I had been hurrying all day. With the extra traffic awareness that is necessary in Pendleton this week, I didn't even realize that I had been on edge with every trip. I interviewed, wrote, ran errands, discussed story ideas and ran assorted errands, all while feeling more tense than I needed to be.

Sometimes, I confuse these anxious, hurrying spells with efficiency. Then I notice that I really didn't get very much accomplished, other than managing to look like a daunting force of nature as I moved from place to place and job to job.

My working-at-the-office day was scheduled to blend into my working-at-home day by picking up my daughter at the middle school football jamboree. I rushed (hard to do at 20 mph, but I had been practicing all day), parked, and began to scan the crowd for a familiar figure.

I spotted her, with two friends, sprawled on the grass with their heavy backpacks serving as pillows. My hand moved to snap the door open, so I could hurry to her and rush her off to the store and home.

Just then, two of them pointed their arms to the sky, picking out images in the clouds. My hand relaxed and I took a deep breath. The clouds scudded by and they found countless other pictures. They giggled. Still lying down, oblivious of the crowds around them, they performed an impromptu can-can. They put their heads together to whisper. In spite of the unceasing wind, they attempted to brush their hair.

I watched them until the game was over, and half of the crowd had left for home. I lost track of time. I didn't worry about what I had to do next. When they finally stood, I walked over to take my third of the trio home.

For what I later calculated to be about 30 minutes, I got to relax, unwind and clear my mind. It didn't matter that supper was a bit later. It didn't seem important that the house chores ended a bit later at night.

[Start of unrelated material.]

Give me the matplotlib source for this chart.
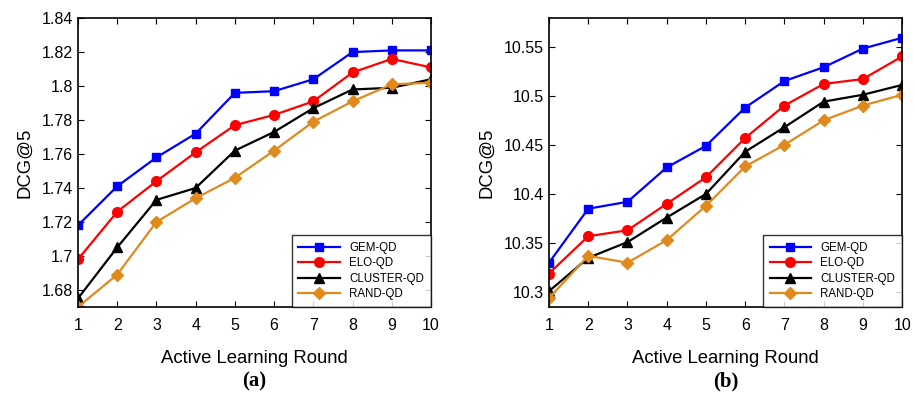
import matplotlib
matplotlib.use("Agg")
import matplotlib.pyplot as plt

plt.rcParams['font.family'] = ['Liberation Sans', 'DejaVu Sans']

rounds = [1, 2, 3, 4, 5, 6, 7, 8, 9, 10]
names = ["GEM-QD", "ELO-QD", "CLUSTER-QD", "RAND-QD"]

# panel (a)
gem_a = [1.718, 1.741, 1.758, 1.772, 1.796, 1.797, 1.804, 1.820, 1.821, 1.821]
elo_a = [1.698, 1.726, 1.744, 1.761, 1.777, 1.783, 1.791, 1.808, 1.816, 1.811]
clu_a = [1.675, 1.705, 1.733, 1.740, 1.762, 1.773, 1.787, 1.798, 1.799, 1.804]
rnd_a = [1.670, 1.689, 1.720, 1.734, 1.746, 1.762, 1.779, 1.791, 1.801, 1.802]

# panel (b)
gem_b = [10.330, 10.385, 10.392, 10.427, 10.449, 10.488, 10.515, 10.529, 10.548, 10.559]
elo_b = [10.319, 10.357, 10.363, 10.390, 10.417, 10.457, 10.490, 10.512, 10.517, 10.540]
clu_b = [10.301, 10.335, 10.351, 10.376, 10.400, 10.443, 10.468, 10.494, 10.501, 10.511]
rnd_b = [10.294, 10.337, 10.330, 10.353, 10.388, 10.428, 10.450, 10.475, 10.490, 10.501]

colors = ["#0000ff", "#ff0000", "#000000", "#e08a1e"]
markers = ["s", "o", "^", "D"]
sizes = [6, 7, 7, 6]

fig = plt.figure(figsize=(9.15, 3.94), dpi=100)
ax1 = fig.add_axes([0.0852, 0.221, 0.3858, 0.733])
ax2 = fig.add_axes([0.600, 0.221, 0.386, 0.733])


def draw(ax, series, ylim, yticks, yticklabels, tag):
    for ys, c, m, s, n in zip(series, colors, markers, sizes, names):
        ax.plot(rounds, ys, color=c, marker=m, markersize=s, linewidth=1.6, label=n)
    ax.set_xlim(1, 10)
    ax.set_ylim(*ylim)
    ax.set_xticks(rounds)
    ax.set_yticks(yticks)
    ax.set_yticklabels(yticklabels)
    ax.tick_params(direction='in', top=True, right=True, labelsize=11.5, length=4)
    ax.tick_params(axis='x', pad=8)
    for sp in ax.spines.values():
        sp.set_linewidth(1.2)
    ax.set_xlabel("Active Learning Round", fontsize=13.3, labelpad=12)
    ax.set_ylabel("DCG@5", fontsize=13.3, labelpad=6)
    leg = ax.legend(loc='lower right', fontsize=8.3, fancybox=False, edgecolor='black',
                    borderaxespad=0, handlelength=3.6, labelspacing=0.3, borderpad=0.6)
    leg.get_frame().set_linewidth(1.0)
    ax.text(0.5, -0.225, tag, transform=ax.transAxes, ha='center', va='top',
            fontsize=15, fontweight='bold', family='Liberation Serif')


draw(ax1, [gem_a, elo_a, clu_a, rnd_a], (1.67, 1.84),
     [1.68, 1.70, 1.72, 1.74, 1.76, 1.78, 1.80, 1.82, 1.84],
     ["1.68", "1.7", "1.72", "1.74", "1.76", "1.78", "1.8", "1.82", "1.84"], "(a)")
draw(ax2, [gem_b, elo_b, clu_b, rnd_b], (10.285, 10.579),
     [10.30, 10.35, 10.40, 10.45, 10.50, 10.55],
     ["10.3", "10.35", "10.4", "10.45", "10.5", "10.55"], "(b)")

fig.savefig("out.png", dpi=100)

I remembered an advice column I recently read, in which a woman laments that her adult son never calls and never visits. She said she wondered why she even bothered to raise him, when she was not getting anything in return for the years of hard work.

How sad that she didn't realize how much she was getting during her son's formative years. How tragic that she can't see that another reward exists in her son's very ability to be independent and live on his own now. How loathsome that she didn't realize all of those soul-filled bear hugs were more valuable than any riches on earth.

Yesterday, without even knowing it, my child pierced my manic drive to get everything done by sunset and showed me that there just might be a dolphin-shaped cloud above my head - and that taking the time to search for it was more important than any list of chores could ever be.